Method 1 (cont): Now look at \(z\) such that \(0\lt |z-1|\lt 1\). Then
\(f(z) = \ds \frac{5(z-1)+3}{z-1} \cdot \frac{1}{(z-1)+1} \qquad \quad\)
\(= \left( 5+\frac{3}{z-1} \right) \dfrac{1}{1-(-(z-1))} \qquad \)
\(= \left( 5+\frac{3}{z-1} \right) \left( 1+(-(z-1))+\cdots \right) \)
\(\implies \underset{z=1}{\res} f(z) = \text{coefficient of } \frac{1}{z-1}\) \(= 3\).
Cauchy residue theorem implies \(\;I = 2 \pi i (2+ 3)\) \(= 10 \pi i\).
Method 2: Note \(\;f(z) = \ds \frac{5z-2}{z(z-1)} =\frac{3}{z-1} + \frac{2}{z}\).
\(\ds \frac{2}{z} \) is analytic on \(\C\setminus \{0\}\). \(\;\ds \frac{3}{z-1} \) is analytic on \(\C\setminus \{0\}\).
Therefore \(\;\underset{z=0}{\res} f(z) = 2\;\) and \(\;\underset{z=1}{\res} f(z) = 3\).
We get the same result, i.e., \(\; I= 10 \pi i\).
If \(z_0\) is an isolated singularity of \(f\), then there exists \(R\) such that \(f\) has a Laurent series expansion on \(B_R(z_0)\setminus\{z_0\}\): \[f(z) = \sum_{n=0}^{\infty}a_n(z-z_0)^n + \sum_{n=1}^{\infty}b_n(z-z_0)^{-n}.\]
Case I: \(b_n=0 \;\forall n\).
Singularity is removable.
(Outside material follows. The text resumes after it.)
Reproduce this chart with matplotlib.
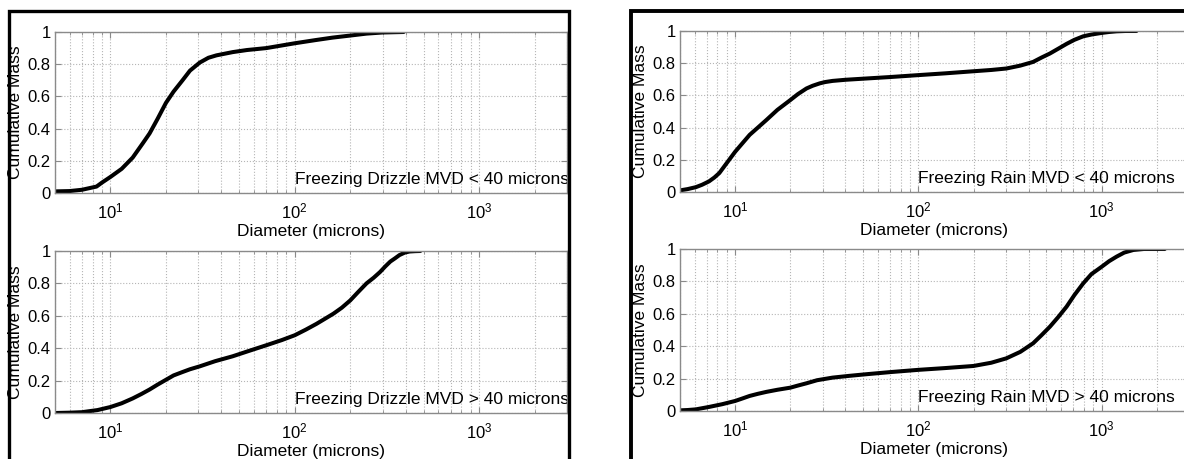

By setting \(f(z_0) = a_0\) makes \(f\) analytic on \(B_R(z_0)\).
Case II: At least one, but only finitely many of the \(b_n\)'s are nonzero.
Such a point is called a pole. Define \[m = \max \{ n: b_n\neq 0\}\]
\(m\) is the order of the pole. \(\;m=1 \iff\) simple pole.
Case III: Infinitely many of the \(b_n\)'s \( \neq 0\).
This is called an essential singularity.